Quand l'un de vos personnages succombe, il va activer ses Death Skills. Vous allez pouvoir choisir une seule des options suivantes : infliger de gros dégâts à Trillion (plusieurs dizaines de milliards d'un coup), revivre en tant que fantôme avec le prochain Overlord, améliorer l'arme du prochain Overlord, prolonger l'hibernation de Trillion ou sceller un des ses membres. Cette dernière option est de loin la plus importante car elle prive votre adversaire d'une ou plusieurs de ses attaques, rendant les prochains combats beaucoup plus aisés. Par ailleurs, l'anneau se transmet de personnage à personnage avec un petit bonus d'expérience à chaque fois, ce qui fait que le nouvel Overlord et théoriquement toujours un peu plus fort que le précédent.
Le cycle infernal
Mais voilà, Trillion God of Destruction est impossible à finir en une seule partie (il a été programmé comme ça, ce qui a été clairement expliqué par le producteur dans une interview accordée au magazine Dengeki). Il faut donc un voire plusieurs New Game + pour pouvoir espérer voir autre chose que l'écran de game over. C'est pénible, et la dernière forme de Trillion est décourageante au possible : il faut lui sceller quasiment toutes les parties du corps pour être capable ne serait-ce que de l'approcher, ce qui vous fait d'entrée sacrifier plusieurs personnages avoir de pouvoir le toucher. En outre, il fonce vers la ligne de défense beaucoup trop vite, ce qui laisse très très peu d'ouvertures pour lui infliger des dégâts.

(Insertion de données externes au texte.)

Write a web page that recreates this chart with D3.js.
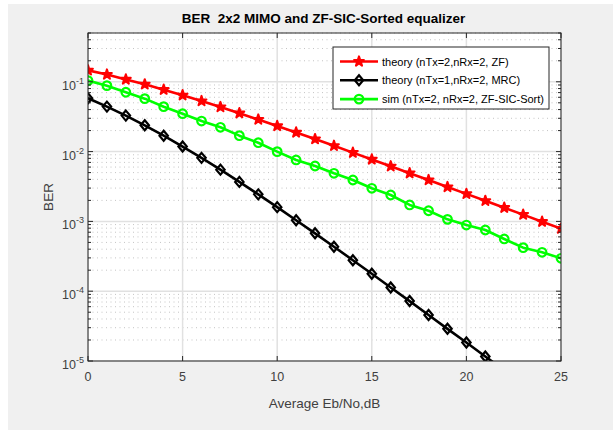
<!DOCTYPE html>
<html>
<head>
<meta charset="utf-8">
<script src="https://cdn.jsdelivr.net/npm/d3@7/dist/d3.min.js"></script>
<style>
  html, body { margin: 0; padding: 0; background: #ffffff; }
  svg { display: block; font-family: "Liberation Sans", Arial, Helvetica, sans-serif; }
</style>
</head>
<body>
<svg id="chart" width="613" height="431"></svg>
<script>
// Eb/No grid in dB
const ebno = [0,1,2,3,4,5,6,7,8,9,10,11,12,13,14,15,16,17,18,19,20,21,22,23,24,25];

// theory, 2x2 MIMO with ZF equalizer
const berZF = [0.146, 0.127, 0.108, 0.0919, 0.0771, 0.0642, 0.0530, 0.0435, 0.0355, 0.0288,
  0.0233, 0.0188, 0.0151, 0.0121, 0.00966, 0.00772, 0.00616, 0.00491, 0.00391, 0.00311,
  0.00248, 0.00197, 0.00157, 0.00125, 0.000991, 0.000788];

// theory, 1x2 maximal ratio combining
const berMRC = [0.0581, 0.0441, 0.0328, 0.0238, 0.0169, 0.0118, 0.00813, 0.00551, 0.00368, 0.00244,
  0.00160, 0.00104, 0.000675, 0.000434, 0.000278, 0.000178, 0.000113, 0.0000722, 0.0000457, 0.0000289,
  0.0000184, 0.0000116, 0.00000736];

// simulation, 2x2 ZF successive interference cancellation with ordering
const berSIC = [0.104, 0.088, 0.0708, 0.0573, 0.0440, 0.0349, 0.0274, 0.0223, 0.0169, 0.0134,
  0.00997, 0.00759, 0.00622, 0.00489, 0.00392, 0.00298, 0.00239, 0.00172, 0.00142, 0.00107,
  0.000887, 0.000753, 0.000560, 0.000420, 0.000361, 0.000296];

const xTicks = [0, 5, 10, 15, 20, 25];
const yDecades = [-5, -4, -3, -2, -1];

const seriesNames = [
  "theory (nTx=2,nRx=2, ZF)",
  "theory (nTx=1,nRx=2, MRC)",
  "sim (nTx=2, nRx=2, ZF-SIC-Sort)"
];

const W = 613, H = 431;
const plot = { left: 88, right: 561, top: 33, bottom: 361 };

const svg = d3.select("#chart");

// figure background
svg.append("rect").attr("x", 8).attr("y", 4).attr("width", W - 8).attr("height", H - 5)
  .attr("fill", "#f0f0f0");

const x = d3.scaleLinear().domain([0, 25]).range([plot.left, plot.right]);
const y = d3.scaleLog().domain([1e-5, 0.5]).range([plot.bottom, plot.top]);

// axes area
svg.append("rect").attr("x", plot.left).attr("y", plot.top)
  .attr("width", plot.right - plot.left).attr("height", plot.bottom - plot.top)
  .attr("fill", "#ffffff");

svg.append("defs").append("clipPath").attr("id", "clip")
  .append("rect").attr("x", plot.left).attr("y", plot.top)
  .attr("width", plot.right - plot.left).attr("height", plot.bottom - plot.top);

// minor y values 2..9 per decade
const minorY = [];
yDecades.forEach(e => { for (let k = 2; k <= 9; k++) { const v = k * Math.pow(10, e); if (v <= 0.5) minorY.push(v); } });
const majorY = yDecades.map(e => Math.pow(10, e));

const grid = svg.append("g");
grid.selectAll(".gmin").data(minorY).join("line")
  .attr("x1", plot.left).attr("x2", plot.right)
  .attr("y1", d => y(d)).attr("y2", d => y(d))
  .attr("stroke", "#c4c4c4").attr("stroke-width", 1).attr("stroke-dasharray", "1,3.5");
grid.selectAll(".gmaj").data(majorY).join("line")
  .attr("x1", plot.left).attr("x2", plot.right)
  .attr("y1", d => y(d)).attr("y2", d => y(d))
  .attr("stroke", "#e1e1e1").attr("stroke-width", 1.5);
grid.selectAll(".gx").data(xTicks).join("line")
  .attr("x1", d => x(d)).attr("x2", d => x(d))
  .attr("y1", plot.top).attr("y2", plot.bottom)
  .attr("stroke", "#e1e1e1").attr("stroke-width", 1.5);

// data series
const series = [
  { name: seriesNames[0], values: berZF, color: "#ff0000", marker: "star" },
  { name: seriesNames[1], values: berMRC, color: "#000000", marker: "diamond" },
  { name: seriesNames[2], values: berSIC, color: "#00ff00", marker: "circle" }
];

const line = d3.line().x(d => x(d[0])).y(d => y(d[1]));

function drawMarker(g, kind, color) {
  if (kind === "star") {
    g.append("path").attr("d", d3.symbol(d3.symbolStar, 30)())
      .attr("fill", color).attr("stroke", color).attr("stroke-width", 2)
      .attr("stroke-linejoin", "round");
  } else if (kind === "diamond") {
    g.append("path").attr("d", "M0,-5L4.2,0L0,5L-4.2,0Z")
      .attr("fill", "none").attr("stroke", color).attr("stroke-width", 2.2);
  } else {
    g.append("circle").attr("r", 4.3)
      .attr("fill", "none").attr("stroke", color).attr("stroke-width", 2.2);
  }
}

const dataLayer = svg.append("g").attr("clip-path", "url(#clip)");
series.forEach(s => {
  const pts = s.values.map((v, i) => [ebno[i], v]);
  dataLayer.append("path").datum(pts).attr("d", line)
    .attr("fill", "none").attr("stroke", s.color).attr("stroke-width", 2.6)
    .attr("stroke-linejoin", "round");
  pts.forEach(p => {
    const g = dataLayer.append("g").attr("transform", `translate(${x(p[0])},${y(p[1])})`);
    drawMarker(g, s.marker, s.color);
  });
});

// axes box and ticks
const axisColor = "#262626";
const ax = svg.append("g");
ax.append("rect").attr("x", plot.left).attr("y", plot.top)
  .attr("width", plot.right - plot.left).attr("height", plot.bottom - plot.top)
  .attr("fill", "none").attr("stroke", axisColor).attr("stroke-width", 1);

xTicks.forEach(t => {
  ax.append("line").attr("x1", x(t)).attr("x2", x(t)).attr("y1", plot.bottom).attr("y2", plot.bottom - 5)
    .attr("stroke", axisColor);
  ax.append("line").attr("x1", x(t)).attr("x2", x(t)).attr("y1", plot.top).attr("y2", plot.top + 5)
    .attr("stroke", axisColor);
  ax.append("text").attr("x", x(t)).attr("y", plot.bottom + 20)
    .attr("text-anchor", "middle").attr("font-size", 12.5).attr("fill", "#404040").text(t);
});

majorY.forEach(v => {
  [[plot.left, 5], [plot.right, -5]].forEach(([x0, dx]) => {
    ax.append("line").attr("x1", x0).attr("x2", x0 + dx).attr("y1", y(v)).attr("y2", y(v))
      .attr("stroke", axisColor);
  });
});
minorY.forEach(v => {
  [[plot.left, 3], [plot.right, -3]].forEach(([x0, dx]) => {
    ax.append("line").attr("x1", x0).attr("x2", x0 + dx).attr("y1", y(v)).attr("y2", y(v))
      .attr("stroke", axisColor);
  });
});

yDecades.forEach(e => {
  const t = ax.append("text").attr("x", plot.left - 4).attr("y", y(Math.pow(10, e)) + 8)
    .attr("text-anchor", "end").attr("fill", "#404040").attr("font-size", 12.5);
  t.append("tspan").text("10");
  t.append("tspan").attr("font-size", 9).attr("dy", -6).text(String(e));
});

// titles
svg.append("text").attr("x", (plot.left + plot.right) / 2 - 1).attr("y", 23)
  .attr("text-anchor", "middle").attr("font-size", 13.5).attr("font-weight", "bold")
  .attr("fill", "#000000").attr("xml:space", "preserve")
  .text("BER  2x2 MIMO and ZF-SIC-Sorted equalizer");

svg.append("text").attr("x", (plot.left + plot.right) / 2).attr("y", 408)
  .attr("text-anchor", "middle").attr("font-size", 13.5).attr("fill", "#404040")
  .text("Average Eb/No,dB");

svg.append("text").attr("transform", `translate(53,${(plot.top + plot.bottom) / 2}) rotate(-90)`)
  .attr("text-anchor", "middle").attr("font-size", 13.5).attr("fill", "#404040")
  .text("BER");

// legend
const leg = svg.append("g").attr("transform", "translate(333,47)");
leg.append("rect").attr("width", 216).attr("height", 62)
  .attr("fill", "#ffffff").attr("stroke", axisColor).attr("stroke-width", 1);
series.forEach((s, i) => {
  const yy = 14.5 + i * 18.8;
  leg.append("line").attr("x1", 7).attr("x2", 45).attr("y1", yy).attr("y2", yy)
    .attr("stroke", s.color).attr("stroke-width", 2.6);
  const g = leg.append("g").attr("transform", `translate(26,${yy})`);
  drawMarker(g, s.marker, s.color);
  leg.append("text").attr("x", 49).attr("y", yy + 4).attr("font-size", 11)
    .attr("fill", "#000000").text(s.name);
});
</script>
</body>
</html>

Il y a aussi des contradictions dans le gameplay : pour une raison que l'on ne dévoilera pas ici, Trillion est insensible à la magie sur la fin. Or à la fin du jeu, l'ordre des persos est prédéfini et plusieurs sont des spécialistes de la magie : on a donc un déficit de force qui coûte très cher. Sans compter le problème relatif aux sceaux, puisque les dernières confrontations contre Trillion nécessitent certains sceaux à apposer sur votre arme, que vous n'êtes absolument pas sûrs d'avoir puisque leur apparition est totalement aléatoire dans les coffres. Au rang des regrets, la réalisation générale est assez pauvre, avec des cartes laides et étriquées et des persos chibis qui ne correspondent pas aux premiers screens montrés en 2014, signe qu'un downgrade est apparu au programme. Pour finir sur une note plus positive, la bande-son s'est révélée fort surprenante, avec de solides thèmes de combats et quelques thèmes d'ambiance excellemment composés. Dubby Witchcraft, le thème de Faust, a des accents grandiose et à titre personnel, Fragile Female, celui d'Elma, est tout simplement le plus beau morceau qu'il m'ait été donné d'écouter l'an dernier.
Makaigami Trillion présente son gameplay
Points forts
- Système de jeu unique
- Univers complet et attrayant
- Les personnages, touchants et drôles
- Trillion, un méchant haïssable comme jamais
- Très belles musiques
Points faibles
- New Game + quasi-obligatoire
- La partie entraînement tourne en rond
- Techniquement très pauvre
- Quelques grosses failles de gameplay
Trillion God of Destruction est un Tactical-RPG novateur aux mécaniques intéressantes et au design remarquable. Seulement voilà, il est fait pour briser le joueur par sa difficulté et ses coups durs successifs, en donnant une bien mince lueur d'espoir. Il est très possible que vous y jouiez des dizaines d'heures avec pour seule récompense un écran de Game Over. En définitive, on se posera cette simple question : aurez-vous l'infinie patience de recommencer encore et encore?